Brian Becker, director of the ANSWER anti-war coalition, believes the revelation of Obama’s order doesn’t represent any shift in terms of U.S. strategy towards Syria.
“All that does is reveal that the so-called diplomacy, the so-called looking for a negotiated settlement is a fraud – that the diplomacy is, in fact, a form of perjury,” he told RT. “The reality is that the U.S. government – the Obama administration with the Pentagon and the CIA – has been neck-deep coordinating military operations to overthrow a sovereign government in Syria.”
He noted that there would have been no civil war going on in Syria if not for foreign intervention.
“The decisive factor in the equation for civil war is U.S. intervention,” he said. “And I would say, frankly, the Obama administration is guilty of war crimes against the Syrian people having cynically manipulated the situation. They have the blood of the Syrian people on their hands.”

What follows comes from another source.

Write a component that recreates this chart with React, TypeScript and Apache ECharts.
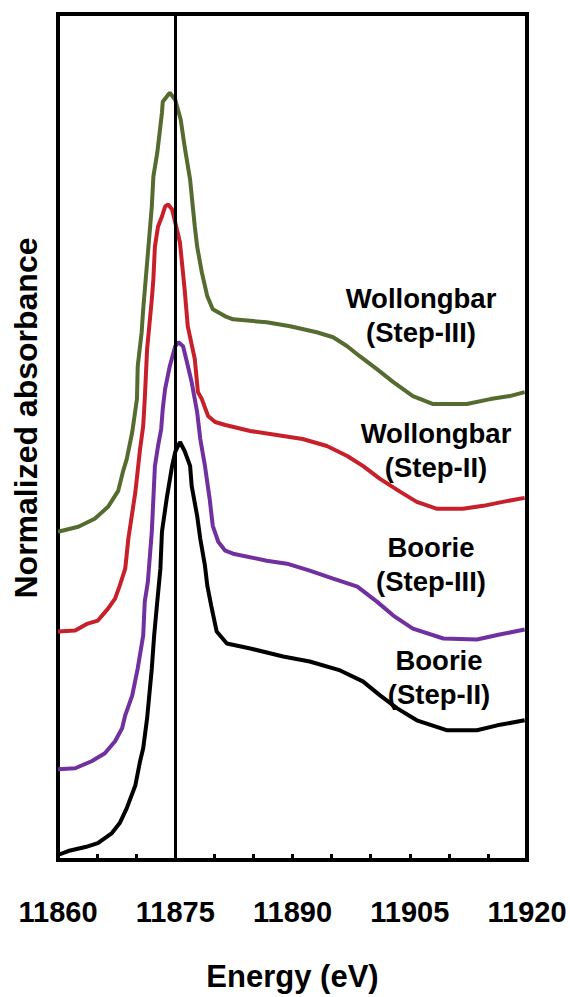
import React, { useEffect, useRef } from "react";
import * as echarts from "echarts";

// Energy (eV) and normalized absorbance (with vertical offsets)
const woll3Energy = [11860.0, 11862.6, 11864.7, 11866.4, 11867.7, 11868.3, 11868.8, 11869.5, 11870.1, 11870.2, 11870.7, 11870.9, 11872.0, 11872.2, 11872.7, 11873.3, 11873.4, 11874.3, 11875.0, 11875.7, 11876.2, 11876.9, 11877.5, 11877.8, 11878.4, 11879.1, 11879.8, 11881.4, 11882.4, 11886.7, 11889.7, 11893.1, 11895.2, 11897.0, 11898.6, 11900.8, 11902.9, 11905.4, 11908.0, 11912.3, 11915.3, 11917.8, 11919.7];
const woll3Abs = [3.29, 3.34, 3.42, 3.54, 3.70, 3.89, 4.02, 4.29, 4.62, 4.95, 5.29, 5.52, 6.55, 6.85, 7.09, 7.49, 7.60, 7.69, 7.62, 7.42, 7.15, 6.82, 6.35, 6.15, 5.89, 5.65, 5.52, 5.45, 5.42, 5.39, 5.35, 5.29, 5.24, 5.15, 5.05, 4.92, 4.79, 4.65, 4.57, 4.57, 4.62, 4.65, 4.69];

const woll2Energy = [11860.0, 11862.2, 11863.8, 11865.1, 11866.4, 11867.3, 11867.9, 11868.6, 11869.0, 11869.9, 11870.5, 11870.9, 11871.1, 11871.4, 11872.0, 11872.2, 11872.4, 11872.8, 11873.3, 11873.7, 11874.1, 11874.6, 11875.0, 11875.6, 11876.2, 11876.6, 11877.5, 11877.9, 11878.4, 11879.2, 11880.1, 11881.4, 11884.6, 11888.8, 11891.3, 11894.4, 11897.0, 11899.0, 11901.2, 11903.8, 11905.9, 11908.5, 11911.8, 11914.4, 11916.9, 11919.7];
const woll2Abs = [2.29, 2.30, 2.37, 2.40, 2.52, 2.62, 2.75, 2.92, 3.22, 3.69, 4.12, 4.35, 4.62, 5.12, 5.62, 5.82, 6.15, 6.35, 6.45, 6.55, 6.57, 6.52, 6.39, 6.19, 5.72, 5.35, 5.02, 4.69, 4.62, 4.45, 4.39, 4.36, 4.30, 4.25, 4.22, 4.15, 4.05, 3.95, 3.82, 3.69, 3.59, 3.52, 3.52, 3.55, 3.59, 3.63];

const boorie3Energy = [11860.0, 11862.2, 11864.3, 11866.0, 11867.3, 11868.2, 11868.6, 11869.5, 11870.2, 11870.9, 11871.1, 11871.5, 11872.0, 11872.2, 11872.4, 11872.8, 11873.2, 11873.4, 11873.7, 11874.3, 11875.0, 11875.4, 11876.0, 11876.5, 11877.1, 11877.8, 11878.2, 11878.8, 11879.4, 11879.8, 11880.5, 11881.4, 11882.4, 11886.7, 11889.3, 11892.2, 11895.2, 11898.3, 11900.8, 11902.9, 11905.4, 11909.3, 11913.6, 11916.5, 11919.7];
const boorie3Abs = [0.91, 0.92, 0.99, 1.07, 1.19, 1.32, 1.45, 1.65, 1.92, 2.25, 2.59, 2.79, 3.29, 3.62, 3.95, 4.15, 4.32, 4.52, 4.72, 4.95, 5.15, 5.19, 5.15, 4.99, 4.79, 4.49, 4.22, 3.95, 3.62, 3.35, 3.19, 3.10, 3.07, 3.00, 2.97, 2.90, 2.82, 2.74, 2.59, 2.45, 2.32, 2.22, 2.21, 2.26, 2.31];

const boorie2Energy = [11860.0, 11861.3, 11863.5, 11865.1, 11866.9, 11867.9, 11868.8, 11869.9, 11870.5, 11870.9, 11871.4, 11872.0, 11872.3, 11872.7, 11873.1, 11873.3, 11873.9, 11874.6, 11875.0, 11875.6, 11876.2, 11876.9, 11877.1, 11877.8, 11878.2, 11878.8, 11879.1, 11879.6, 11880.3, 11881.6, 11884.6, 11888.8, 11892.2, 11896.1, 11899.0, 11901.2, 11903.4, 11905.9, 11909.8, 11913.6, 11916.2, 11919.7];
const boorie2Abs = [0.05, 0.09, 0.13, 0.17, 0.27, 0.37, 0.52, 0.75, 0.99, 1.12, 1.42, 1.92, 2.25, 2.59, 2.92, 3.29, 3.62, 3.95, 4.09, 4.19, 4.10, 3.95, 3.75, 3.45, 3.22, 2.95, 2.75, 2.55, 2.29, 2.17, 2.12, 2.04, 1.99, 1.90, 1.79, 1.65, 1.52, 1.40, 1.30, 1.30, 1.35, 1.40];

const seriesNames = ["Wollongbar (Step-III)", "Wollongbar (Step-II)", "Boorie (Step-III)", "Boorie (Step-II)"];
const seriesLabels = ["Wollongbar\n(Step-III)", "Wollongbar\n(Step-II)", "Boorie\n(Step-III)", "Boorie\n(Step-II)"];
const seriesColors = ["#556b2f", "#c8202a", "#7030a0", "#000000"];
const referenceEnergy = 11875;
const xMin = 11860;
const xMax = 11920;
const xStep = 5;
const labelStep = 15;
const yTitle = "Normalized absorbance";
const xTitle = "Energy (eV)";

const FONT = "'Liberation Sans', Arial, Helvetica, sans-serif";

function zip(xs: number[], ys: number[]) {
  return xs.map((x, i) => [x, ys[i]]);
}

export default function App() {
  const ref = useRef<HTMLDivElement>(null);

  useEffect(() => {
    document.body.style.margin = "0";
    if (!ref.current) return;
    const chart = echarts.init(ref.current, undefined, { renderer: "svg" });
    const dataSets = [
      zip(woll3Energy, woll3Abs),
      zip(woll2Energy, woll2Abs),
      zip(boorie3Energy, boorie3Abs),
      zip(boorie2Energy, boorie2Abs),
    ];
    const labelPos = [
      [421, 315],
      [436, 450],
      [431, 564],
      [439, 677],
    ];
    const series: any[] = dataSets.map((d, i) => ({
      name: seriesNames[i],
      type: "line",
      data: d,
      showSymbol: false,
      symbol: "none",
      lineStyle: { color: seriesColors[i], width: 4 },
      itemStyle: { color: seriesColors[i] },
      z: 2,
    }));
    series[3].markLine = {
      silent: true,
      symbol: ["none", "none"],
      label: { show: false },
      lineStyle: { color: "#000", width: 3, type: "solid" },
      data: [{ xAxis: referenceEnergy }],
    };

    const graphics: any[] = seriesLabels.map((t, i) => ({
      type: "text",
      x: labelPos[i][0],
      y: labelPos[i][1],
      z: 10,
      style: {
        text: t,
        fontSize: 27.5,
        fontWeight: "bold",
        fontFamily: FONT,
        fill: "#000",
        align: "center",
        verticalAlign: "middle",
        lineHeight: 34,
      },
    }));
    graphics.push({
      type: "text",
      x: 26,
      y: 418,
      rotation: Math.PI / 2,
      z: 10,
      style: {
        text: yTitle,
        fontSize: 32,
        fontWeight: "bold",
        fontFamily: FONT,
        fill: "#000",
        align: "center",
        verticalAlign: "middle",
      },
    });

    chart.setOption({
      animation: false,
      grid: {
        left: 58,
        top: 14,
        right: 43,
        bottom: 135,
        show: true,
        borderColor: "#000",
        borderWidth: 4,
        backgroundColor: "transparent",
      },
      xAxis: {
        type: "value",
        min: xMin,
        max: xMax,
        interval: xStep,
        name: xTitle,
        nameLocation: "middle",
        nameGap: 101,
        nameTextStyle: { fontSize: 31, fontWeight: "bold", color: "#000", fontFamily: FONT },
        axisLine: { show: true, lineStyle: { color: "#000", width: 4 } },
        axisTick: { show: true, inside: true, length: 6, lineStyle: { color: "#000", width: 3 } },
        axisLabel: {
          fontSize: 29,
          fontWeight: "bold",
          color: "#000",
          fontFamily: FONT,
          margin: 37,
          formatter: (v: number) => (Math.round(v - xMin) % labelStep === 0 ? String(v) : ""),
        },
        splitLine: { show: false },
      },
      yAxis: {
        type: "value",
        min: 0,
        max: 8.48,
        axisLine: { show: false },
        axisTick: { show: false },
        axisLabel: { show: false },
        splitLine: { show: false },
      },
      graphic: graphics,
      series,
    });
    return () => chart.dispose();
  }, []);

  return <div ref={ref} style={{ width: 570, height: 997 }} />;
}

Secret-order leak a smokescreen
Asia Times Online correspondent Pepe Escobar told RT that the leak’s timing was intended to distort the true nature of Washington’s covert operations on the ground in Syria.
“This intelligence finding signed by Obama – that’s the code for a secret order – this was signed six months ago. So the fact that Reuters has only been allowed now to report about it proves that there have been high deliberations in Washington: “should we let people know about what they already know?”
“In fact, the Washington Post two weeks ago had already reported about it, and when the CIA wants to leak something in the U.S., they usually go to the Washington Post. The CIA and Mossad, are on the ground (in Syria), side by side working with the Qataris, the Turks, the Saudis and a swarm of jihadis coming from everywhere, but especially from across the border in Iraq,” he argues.
Escobar says the leak was intended to make it look as though Washington was leading the Syrian campaign from behind the scenes, when in fact the U.S. is “leading from the front lines alongside al-Qaeda-style jihadists, Qatari intelligence, and Turkish logistics.”
He says the Western drive against Syria follows the breakdown in the international order caused by the 2011 Libyan intervention.
“There’s no semblance of international law since what was decided in Libya last year. The maneuvering and the wording of UN resolution 1973, authorizing war – a no-fly zone was actually war – against Libya. That was the end of international law as we know it. Nation-states don’t matter anymore. If you are a neo-colonial power, like Britain or France, or an empire like the U.S., you can trample on nations’ sovereignty anywhere, anyhow, anyplace, and this is exactly what’s happening. That’s why Russia has been opposed to it from the start, because Moscow sees that as the end of the sovereignty of nation-states,” he says.
He added that Syria’s disintegration into a weak – or failed – state is part of Israel’s long-term designs on Iran.
“The battle of Aleppo could become an extended (rerun of) Lebanon in the 1970s. This is the ‘Lebanonization’ of whole tracts of Northern Syria, in fact. And this, by the way, is the Israeli strategy. Israel wants a ‘Lebanonized’ and ‘Somalized’ Syria, like the new Somalia in Libya; a very weak country with sectarian strife… an overextended army, and of course, innocuous against Israel. So this means opening the way for an Israeli attack against Iran in the next few months or perhaps in 2013.”